▶ _INSTRUCTIONS FOR THE TASK_:
Below are entries. Pull out all lines containing "this".
>>>
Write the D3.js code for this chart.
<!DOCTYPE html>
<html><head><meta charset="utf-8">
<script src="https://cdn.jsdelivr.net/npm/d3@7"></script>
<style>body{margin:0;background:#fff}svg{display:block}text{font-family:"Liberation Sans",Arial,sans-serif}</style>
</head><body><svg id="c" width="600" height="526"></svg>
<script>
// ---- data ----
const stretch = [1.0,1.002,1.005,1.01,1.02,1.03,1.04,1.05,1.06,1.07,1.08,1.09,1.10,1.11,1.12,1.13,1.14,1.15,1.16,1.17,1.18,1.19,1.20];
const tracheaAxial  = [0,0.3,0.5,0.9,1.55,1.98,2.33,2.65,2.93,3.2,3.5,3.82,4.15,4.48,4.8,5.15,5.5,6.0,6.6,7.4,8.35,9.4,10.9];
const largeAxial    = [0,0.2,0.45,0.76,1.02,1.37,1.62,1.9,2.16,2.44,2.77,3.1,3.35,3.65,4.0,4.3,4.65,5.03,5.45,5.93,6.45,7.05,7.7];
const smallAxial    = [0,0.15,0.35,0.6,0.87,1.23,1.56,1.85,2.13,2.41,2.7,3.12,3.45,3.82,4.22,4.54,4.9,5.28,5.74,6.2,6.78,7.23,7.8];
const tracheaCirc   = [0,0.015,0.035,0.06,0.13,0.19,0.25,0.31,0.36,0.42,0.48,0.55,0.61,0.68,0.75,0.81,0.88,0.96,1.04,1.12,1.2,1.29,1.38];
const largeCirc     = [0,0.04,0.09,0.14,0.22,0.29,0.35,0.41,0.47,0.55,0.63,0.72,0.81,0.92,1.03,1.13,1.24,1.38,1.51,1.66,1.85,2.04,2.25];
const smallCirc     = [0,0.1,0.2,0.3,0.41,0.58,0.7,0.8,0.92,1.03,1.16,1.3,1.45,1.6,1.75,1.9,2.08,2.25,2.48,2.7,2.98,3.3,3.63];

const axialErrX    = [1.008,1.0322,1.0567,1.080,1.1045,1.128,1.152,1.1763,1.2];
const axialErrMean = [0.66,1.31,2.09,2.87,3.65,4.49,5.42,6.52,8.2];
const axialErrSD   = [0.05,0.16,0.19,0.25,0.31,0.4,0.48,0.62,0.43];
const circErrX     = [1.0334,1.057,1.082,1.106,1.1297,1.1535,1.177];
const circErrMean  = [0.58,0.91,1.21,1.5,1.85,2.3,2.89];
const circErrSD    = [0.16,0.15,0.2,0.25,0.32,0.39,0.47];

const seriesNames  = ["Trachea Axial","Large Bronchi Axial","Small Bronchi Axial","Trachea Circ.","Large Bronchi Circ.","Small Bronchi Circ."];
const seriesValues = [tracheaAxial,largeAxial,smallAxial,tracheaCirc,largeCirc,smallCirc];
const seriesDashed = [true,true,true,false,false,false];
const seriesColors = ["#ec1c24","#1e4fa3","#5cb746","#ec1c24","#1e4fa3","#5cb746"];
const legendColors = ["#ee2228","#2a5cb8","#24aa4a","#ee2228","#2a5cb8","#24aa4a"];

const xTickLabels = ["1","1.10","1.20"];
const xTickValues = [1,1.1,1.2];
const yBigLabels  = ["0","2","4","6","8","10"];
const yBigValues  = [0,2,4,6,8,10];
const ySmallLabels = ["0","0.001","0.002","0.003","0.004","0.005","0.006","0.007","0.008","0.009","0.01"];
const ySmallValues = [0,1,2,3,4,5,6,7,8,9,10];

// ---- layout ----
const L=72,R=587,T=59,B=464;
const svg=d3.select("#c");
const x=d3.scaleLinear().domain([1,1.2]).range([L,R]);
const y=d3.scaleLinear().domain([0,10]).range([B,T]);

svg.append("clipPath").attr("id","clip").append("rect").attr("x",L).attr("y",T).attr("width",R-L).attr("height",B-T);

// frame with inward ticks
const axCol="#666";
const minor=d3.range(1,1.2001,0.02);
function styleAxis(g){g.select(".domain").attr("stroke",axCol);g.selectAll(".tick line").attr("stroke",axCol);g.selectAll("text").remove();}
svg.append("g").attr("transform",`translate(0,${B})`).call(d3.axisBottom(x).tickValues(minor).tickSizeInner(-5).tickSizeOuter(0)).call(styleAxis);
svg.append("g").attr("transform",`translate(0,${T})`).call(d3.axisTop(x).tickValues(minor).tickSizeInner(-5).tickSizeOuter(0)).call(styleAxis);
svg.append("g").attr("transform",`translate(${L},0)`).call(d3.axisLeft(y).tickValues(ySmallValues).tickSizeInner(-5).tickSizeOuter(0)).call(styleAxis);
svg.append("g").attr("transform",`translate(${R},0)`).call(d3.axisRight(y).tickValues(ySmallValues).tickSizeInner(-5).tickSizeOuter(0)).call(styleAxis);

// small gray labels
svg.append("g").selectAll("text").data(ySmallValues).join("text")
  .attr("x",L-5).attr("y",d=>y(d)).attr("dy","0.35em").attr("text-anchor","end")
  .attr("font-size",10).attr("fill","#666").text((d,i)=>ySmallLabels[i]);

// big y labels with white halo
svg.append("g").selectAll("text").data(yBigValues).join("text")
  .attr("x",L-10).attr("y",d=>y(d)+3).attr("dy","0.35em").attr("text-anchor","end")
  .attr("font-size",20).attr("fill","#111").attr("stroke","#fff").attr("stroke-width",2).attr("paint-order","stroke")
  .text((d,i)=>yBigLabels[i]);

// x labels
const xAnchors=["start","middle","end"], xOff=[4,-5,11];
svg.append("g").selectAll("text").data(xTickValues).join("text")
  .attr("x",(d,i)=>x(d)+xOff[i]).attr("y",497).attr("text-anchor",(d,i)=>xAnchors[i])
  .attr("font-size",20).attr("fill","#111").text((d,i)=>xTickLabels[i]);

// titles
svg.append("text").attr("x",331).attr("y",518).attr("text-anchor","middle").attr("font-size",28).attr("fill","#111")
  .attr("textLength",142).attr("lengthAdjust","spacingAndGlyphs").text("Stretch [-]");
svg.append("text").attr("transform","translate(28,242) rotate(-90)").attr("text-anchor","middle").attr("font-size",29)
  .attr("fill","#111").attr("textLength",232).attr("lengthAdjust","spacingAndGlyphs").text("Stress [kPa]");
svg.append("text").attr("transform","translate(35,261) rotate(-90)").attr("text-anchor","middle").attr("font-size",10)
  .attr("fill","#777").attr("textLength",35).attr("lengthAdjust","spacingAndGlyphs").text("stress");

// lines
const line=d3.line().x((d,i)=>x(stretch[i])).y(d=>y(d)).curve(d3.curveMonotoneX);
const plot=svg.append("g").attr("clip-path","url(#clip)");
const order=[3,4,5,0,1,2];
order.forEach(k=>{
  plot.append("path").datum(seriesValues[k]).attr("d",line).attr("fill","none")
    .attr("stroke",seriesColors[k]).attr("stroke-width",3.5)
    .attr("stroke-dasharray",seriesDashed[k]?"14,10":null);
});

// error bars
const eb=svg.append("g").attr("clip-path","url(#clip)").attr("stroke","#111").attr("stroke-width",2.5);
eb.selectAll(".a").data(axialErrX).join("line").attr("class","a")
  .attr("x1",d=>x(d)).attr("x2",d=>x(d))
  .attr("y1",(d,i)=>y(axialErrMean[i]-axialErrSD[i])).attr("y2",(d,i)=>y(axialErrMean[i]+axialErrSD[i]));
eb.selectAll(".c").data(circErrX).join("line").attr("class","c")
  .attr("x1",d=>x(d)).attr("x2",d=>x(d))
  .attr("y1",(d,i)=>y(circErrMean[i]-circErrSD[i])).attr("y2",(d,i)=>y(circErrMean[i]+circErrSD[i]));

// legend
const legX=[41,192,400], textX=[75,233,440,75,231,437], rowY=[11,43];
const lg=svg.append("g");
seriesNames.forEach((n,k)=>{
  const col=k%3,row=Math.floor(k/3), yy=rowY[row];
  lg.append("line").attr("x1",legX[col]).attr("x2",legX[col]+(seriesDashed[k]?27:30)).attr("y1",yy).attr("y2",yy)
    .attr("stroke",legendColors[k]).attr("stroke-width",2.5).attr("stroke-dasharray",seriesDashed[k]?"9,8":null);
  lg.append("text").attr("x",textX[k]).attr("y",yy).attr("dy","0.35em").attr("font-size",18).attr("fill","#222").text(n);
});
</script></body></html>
<<<
>>>
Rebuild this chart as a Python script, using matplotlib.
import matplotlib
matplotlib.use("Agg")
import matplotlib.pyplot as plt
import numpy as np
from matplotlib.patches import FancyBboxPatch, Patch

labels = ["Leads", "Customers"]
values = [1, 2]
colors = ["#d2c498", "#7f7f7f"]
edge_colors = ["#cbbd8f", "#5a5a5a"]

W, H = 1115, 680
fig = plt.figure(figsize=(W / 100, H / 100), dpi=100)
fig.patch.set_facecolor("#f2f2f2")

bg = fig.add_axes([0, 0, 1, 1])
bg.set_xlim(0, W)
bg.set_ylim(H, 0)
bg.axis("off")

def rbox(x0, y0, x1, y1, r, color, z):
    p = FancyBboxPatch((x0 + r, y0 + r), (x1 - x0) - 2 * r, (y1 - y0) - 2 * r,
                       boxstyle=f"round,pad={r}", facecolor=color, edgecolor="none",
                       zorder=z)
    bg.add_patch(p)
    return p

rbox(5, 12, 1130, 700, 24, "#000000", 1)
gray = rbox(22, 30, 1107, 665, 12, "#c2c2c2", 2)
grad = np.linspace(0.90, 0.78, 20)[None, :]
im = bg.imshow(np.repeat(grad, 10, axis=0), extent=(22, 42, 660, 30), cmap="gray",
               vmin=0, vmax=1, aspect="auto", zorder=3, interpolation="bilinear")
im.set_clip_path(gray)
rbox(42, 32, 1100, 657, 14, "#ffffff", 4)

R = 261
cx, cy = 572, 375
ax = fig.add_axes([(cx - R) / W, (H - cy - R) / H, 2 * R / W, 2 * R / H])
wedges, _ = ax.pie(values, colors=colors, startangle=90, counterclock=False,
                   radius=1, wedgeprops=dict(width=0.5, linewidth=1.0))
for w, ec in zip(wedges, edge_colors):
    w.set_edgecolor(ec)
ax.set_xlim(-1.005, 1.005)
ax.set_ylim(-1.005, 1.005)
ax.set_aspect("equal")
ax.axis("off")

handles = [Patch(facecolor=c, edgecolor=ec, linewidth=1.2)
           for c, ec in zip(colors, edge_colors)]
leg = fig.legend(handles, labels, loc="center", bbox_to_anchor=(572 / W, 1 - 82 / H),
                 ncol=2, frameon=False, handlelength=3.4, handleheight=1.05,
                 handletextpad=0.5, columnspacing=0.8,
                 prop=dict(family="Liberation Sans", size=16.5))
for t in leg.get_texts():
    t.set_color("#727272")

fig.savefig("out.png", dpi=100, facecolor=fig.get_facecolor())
<<<
▶ _ANSWER IN FULL_:
Write the D3.js code for this chart.
Rebuild this chart as a Python script, using matplotlib.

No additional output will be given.